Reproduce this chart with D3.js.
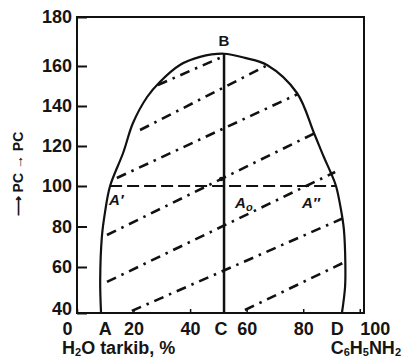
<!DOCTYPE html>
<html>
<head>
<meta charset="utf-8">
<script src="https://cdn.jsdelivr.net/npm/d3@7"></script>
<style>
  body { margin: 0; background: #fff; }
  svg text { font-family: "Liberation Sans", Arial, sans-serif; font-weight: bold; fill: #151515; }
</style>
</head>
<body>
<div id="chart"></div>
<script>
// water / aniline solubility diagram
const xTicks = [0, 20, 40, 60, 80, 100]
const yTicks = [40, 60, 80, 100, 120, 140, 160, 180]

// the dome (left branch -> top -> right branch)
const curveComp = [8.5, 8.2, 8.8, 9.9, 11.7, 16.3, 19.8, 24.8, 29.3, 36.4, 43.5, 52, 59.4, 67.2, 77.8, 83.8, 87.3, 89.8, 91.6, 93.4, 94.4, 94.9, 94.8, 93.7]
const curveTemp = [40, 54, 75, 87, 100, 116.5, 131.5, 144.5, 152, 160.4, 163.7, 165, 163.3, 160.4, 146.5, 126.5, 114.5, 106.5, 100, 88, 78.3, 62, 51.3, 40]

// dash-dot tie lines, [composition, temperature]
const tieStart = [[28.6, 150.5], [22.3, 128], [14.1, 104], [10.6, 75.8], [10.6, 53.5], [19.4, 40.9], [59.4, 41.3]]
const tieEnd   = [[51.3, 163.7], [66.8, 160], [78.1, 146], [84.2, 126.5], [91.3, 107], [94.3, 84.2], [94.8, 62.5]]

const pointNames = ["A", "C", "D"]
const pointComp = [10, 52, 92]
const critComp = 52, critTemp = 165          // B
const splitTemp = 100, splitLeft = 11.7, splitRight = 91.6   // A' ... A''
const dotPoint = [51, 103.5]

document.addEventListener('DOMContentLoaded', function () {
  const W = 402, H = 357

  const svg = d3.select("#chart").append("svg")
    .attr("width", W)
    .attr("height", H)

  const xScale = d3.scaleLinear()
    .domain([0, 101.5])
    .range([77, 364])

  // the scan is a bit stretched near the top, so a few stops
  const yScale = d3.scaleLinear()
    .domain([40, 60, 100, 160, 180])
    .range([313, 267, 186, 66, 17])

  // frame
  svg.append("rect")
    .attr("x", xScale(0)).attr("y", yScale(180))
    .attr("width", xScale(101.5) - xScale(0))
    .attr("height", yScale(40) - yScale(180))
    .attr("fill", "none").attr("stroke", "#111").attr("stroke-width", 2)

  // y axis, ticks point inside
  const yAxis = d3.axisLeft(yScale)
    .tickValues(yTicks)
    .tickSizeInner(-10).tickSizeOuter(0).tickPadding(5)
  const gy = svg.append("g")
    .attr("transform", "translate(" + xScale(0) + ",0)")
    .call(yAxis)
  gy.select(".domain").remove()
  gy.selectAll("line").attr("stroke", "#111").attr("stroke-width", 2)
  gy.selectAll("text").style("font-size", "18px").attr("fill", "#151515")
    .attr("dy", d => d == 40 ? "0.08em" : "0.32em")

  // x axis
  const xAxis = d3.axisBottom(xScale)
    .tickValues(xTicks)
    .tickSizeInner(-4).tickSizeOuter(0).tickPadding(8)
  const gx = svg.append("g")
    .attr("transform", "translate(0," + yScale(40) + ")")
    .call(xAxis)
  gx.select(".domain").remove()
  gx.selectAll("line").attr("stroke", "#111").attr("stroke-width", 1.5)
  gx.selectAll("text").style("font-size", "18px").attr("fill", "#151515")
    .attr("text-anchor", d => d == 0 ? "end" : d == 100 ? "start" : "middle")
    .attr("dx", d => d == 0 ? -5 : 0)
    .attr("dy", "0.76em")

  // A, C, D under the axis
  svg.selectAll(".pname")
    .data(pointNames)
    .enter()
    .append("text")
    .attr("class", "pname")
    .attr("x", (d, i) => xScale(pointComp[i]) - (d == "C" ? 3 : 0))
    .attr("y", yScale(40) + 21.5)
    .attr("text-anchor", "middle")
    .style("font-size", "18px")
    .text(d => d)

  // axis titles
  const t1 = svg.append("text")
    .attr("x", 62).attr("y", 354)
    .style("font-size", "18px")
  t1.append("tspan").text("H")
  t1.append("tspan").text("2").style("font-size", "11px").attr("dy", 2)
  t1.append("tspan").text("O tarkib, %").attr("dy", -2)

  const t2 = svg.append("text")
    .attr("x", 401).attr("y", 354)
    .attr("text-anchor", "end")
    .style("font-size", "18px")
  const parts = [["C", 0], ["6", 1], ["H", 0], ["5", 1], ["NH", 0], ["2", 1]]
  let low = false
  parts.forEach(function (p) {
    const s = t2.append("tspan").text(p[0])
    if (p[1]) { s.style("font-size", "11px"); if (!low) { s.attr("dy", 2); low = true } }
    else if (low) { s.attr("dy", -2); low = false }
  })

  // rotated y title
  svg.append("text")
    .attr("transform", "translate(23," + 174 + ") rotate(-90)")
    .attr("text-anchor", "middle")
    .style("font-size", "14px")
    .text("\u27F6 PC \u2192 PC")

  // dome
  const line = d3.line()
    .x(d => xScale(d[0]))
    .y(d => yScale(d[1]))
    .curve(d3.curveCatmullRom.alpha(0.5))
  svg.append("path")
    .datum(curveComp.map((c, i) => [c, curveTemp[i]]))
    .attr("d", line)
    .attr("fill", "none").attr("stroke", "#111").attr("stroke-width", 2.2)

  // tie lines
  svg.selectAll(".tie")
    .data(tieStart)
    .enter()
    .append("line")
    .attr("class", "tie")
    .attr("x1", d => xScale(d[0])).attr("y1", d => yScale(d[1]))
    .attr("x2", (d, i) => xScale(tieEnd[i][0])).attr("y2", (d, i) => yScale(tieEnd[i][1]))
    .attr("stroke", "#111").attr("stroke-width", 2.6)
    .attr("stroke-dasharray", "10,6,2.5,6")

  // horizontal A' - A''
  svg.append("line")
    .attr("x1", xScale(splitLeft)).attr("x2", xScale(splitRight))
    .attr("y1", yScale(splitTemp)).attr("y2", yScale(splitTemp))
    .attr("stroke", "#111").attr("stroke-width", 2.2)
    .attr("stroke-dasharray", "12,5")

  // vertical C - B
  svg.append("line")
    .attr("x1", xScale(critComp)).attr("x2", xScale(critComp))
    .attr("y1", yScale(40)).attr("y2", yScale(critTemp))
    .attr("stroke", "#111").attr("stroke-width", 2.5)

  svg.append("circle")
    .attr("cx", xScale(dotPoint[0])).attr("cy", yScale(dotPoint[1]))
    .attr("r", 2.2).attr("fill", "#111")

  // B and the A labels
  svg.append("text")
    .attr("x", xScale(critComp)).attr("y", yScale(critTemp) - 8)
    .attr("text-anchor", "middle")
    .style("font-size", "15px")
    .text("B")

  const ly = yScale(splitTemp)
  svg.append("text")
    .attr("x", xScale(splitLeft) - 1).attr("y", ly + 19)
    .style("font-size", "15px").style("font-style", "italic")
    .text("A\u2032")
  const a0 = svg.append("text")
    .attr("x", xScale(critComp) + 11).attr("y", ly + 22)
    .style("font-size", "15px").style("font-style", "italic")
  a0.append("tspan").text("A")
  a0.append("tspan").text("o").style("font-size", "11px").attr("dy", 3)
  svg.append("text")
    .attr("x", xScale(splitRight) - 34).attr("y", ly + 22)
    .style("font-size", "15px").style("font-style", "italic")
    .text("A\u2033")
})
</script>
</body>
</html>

Requirement - Go from the first line of the listing to the line holding "const yTicks = [40, 60, 80, 100, 120, 140, 160, 180]" and, please, transcribe those lines exactly, both included, with no pictures.

Solved problem -
Reproduce this chart with D3.js.
<!DOCTYPE html>
<html>
<head>
<meta charset="utf-8">
<script src="https://cdn.jsdelivr.net/npm/d3@7"></script>
<style>
  body { margin: 0; background: #fff; }
  svg text { font-family: "Liberation Sans", Arial, sans-serif; font-weight: bold; fill: #151515; }
</style>
</head>
<body>
<div id="chart"></div>
<script>
// water / aniline solubility diagram
const xTicks = [0, 20, 40, 60, 80, 100]
const yTicks = [40, 60, 80, 100, 120, 140, 160, 180]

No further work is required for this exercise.